A1C John L. Levitow, an AC-47 loadmaster with the 3rd SOS, received the Medal of Honor for saving his aircraft, Spooky 71, from destruction on 24 February 1969 during a fire support mission at Long Binh. The plane was struck by an 82mm mortar round that inflicted 3,500 shrapnel holes, wounding Levitow 40 times, but he used his body to jettison an armed magnesium flare, which ignited shortly after Levitow ejected it from the aircraft, allowing the AC-47 to successfully return to base.
Retrofitted AC-47s are still in use in Colombia, where they are known by civilians as Avion fantasma (ghost planes). They are successfully operated by the local airforce in COIN operations in conjunction with AH-60 Arpia helicopters (an armed variant of the UH-60) and A-37 Dragonflys against local illegal armed groups. These are most likely the five BT-67s purchased by Colombia with .50 in (12.7 mm) machine guns (of unknown type) slaved to a Forward Looking Infrared (or FLIR) system. The BT-67 is a variant of the C-47/DC-3 made by the Basler Corporation of Oshkosh, WI. These "Turbo Dakotas" feature Pratt & Whitney Canada PT6A-67R turboprops, driving five-bladed Hartzell propellers, along with essentially overhauling the basic airframe.
In late 1984–85, the United States supplied two AC-47 gunships to the El Salvador Air Force (FAS) and trained aircrews to operate the system. The AC-47 gunship carried three .50-caliber machine guns and could loiter and provide heavy firepower for army operations. As the FAS had long operated C-47s, it was easy for the United States to train pilots and crew to operate the aircraft as a weapons platform.
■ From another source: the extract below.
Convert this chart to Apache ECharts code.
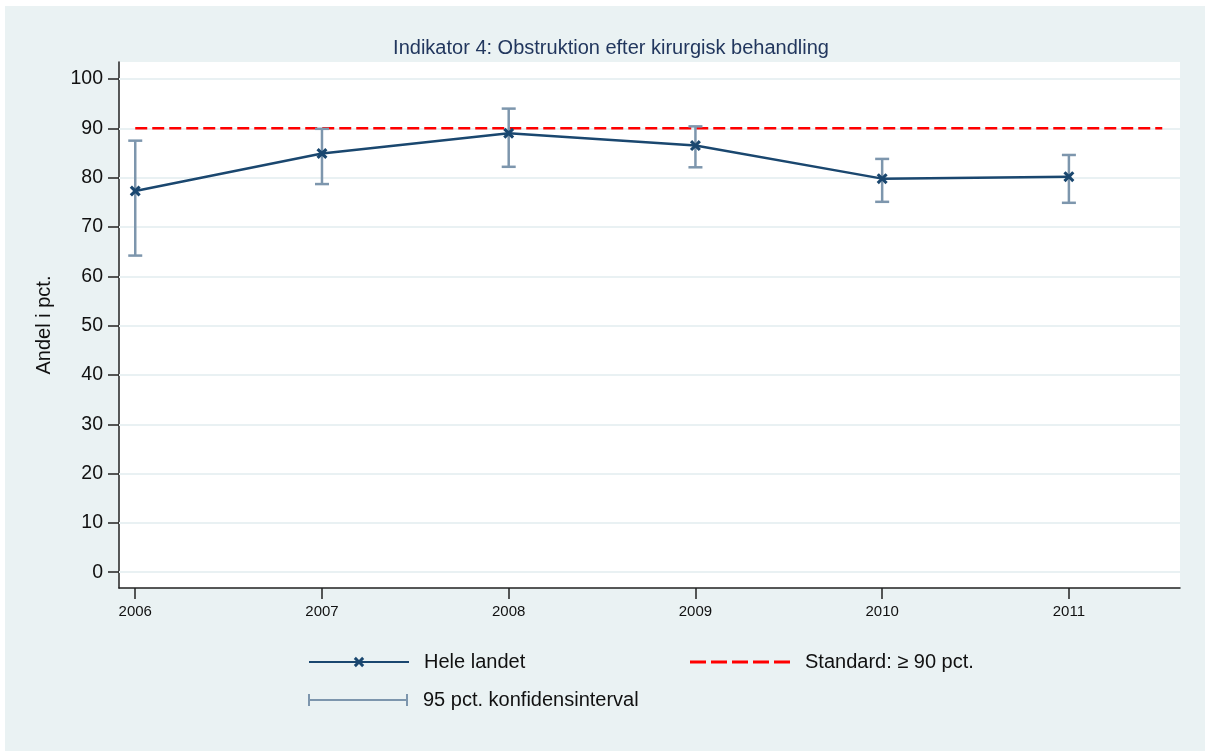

By all accounts, the AC-47 soon became probably the most effective weapon in the FAS arsenal.
Variants of the AC-47 based on various iterations of the airframe including the BT-67, have been used by Laos, Cambodia, South Africa, El Salvador and Rhodesia, to name just a few, and with a variety of weapons configurations including Gatling guns of numerous types, various medium and heavy machine guns, and larger autocannon (South African "Dragon Daks" were known to fit 20 mm cannons). ROCAF (Taiwanese Air Force) also converted some of its C-47 to gunships. These machines were armed with M2 machine guns which were likely to be from retired F-86.
German Thrash metal band Sodom's 1989 album Agent Orange, revolving largely around Vietnam War themes, features a track named "Magic Dragon". The album's cover art drawing also depicts the gunner of an AC-47 in action.
The development and early deployment of the AC-47 is the subject of The Gooney Bird by William C. Anderson. Anderson went to Viet Nam to research this novel, which features a fiction story written around a number of historical facts.
In the film The Green Berets an AC-47 strike enables the American and South Vietnamese forces to retake their firebase, after losing it in an all-night battle.
AC-47 also appears in first-person shooting computer game Battlefield Vietnam.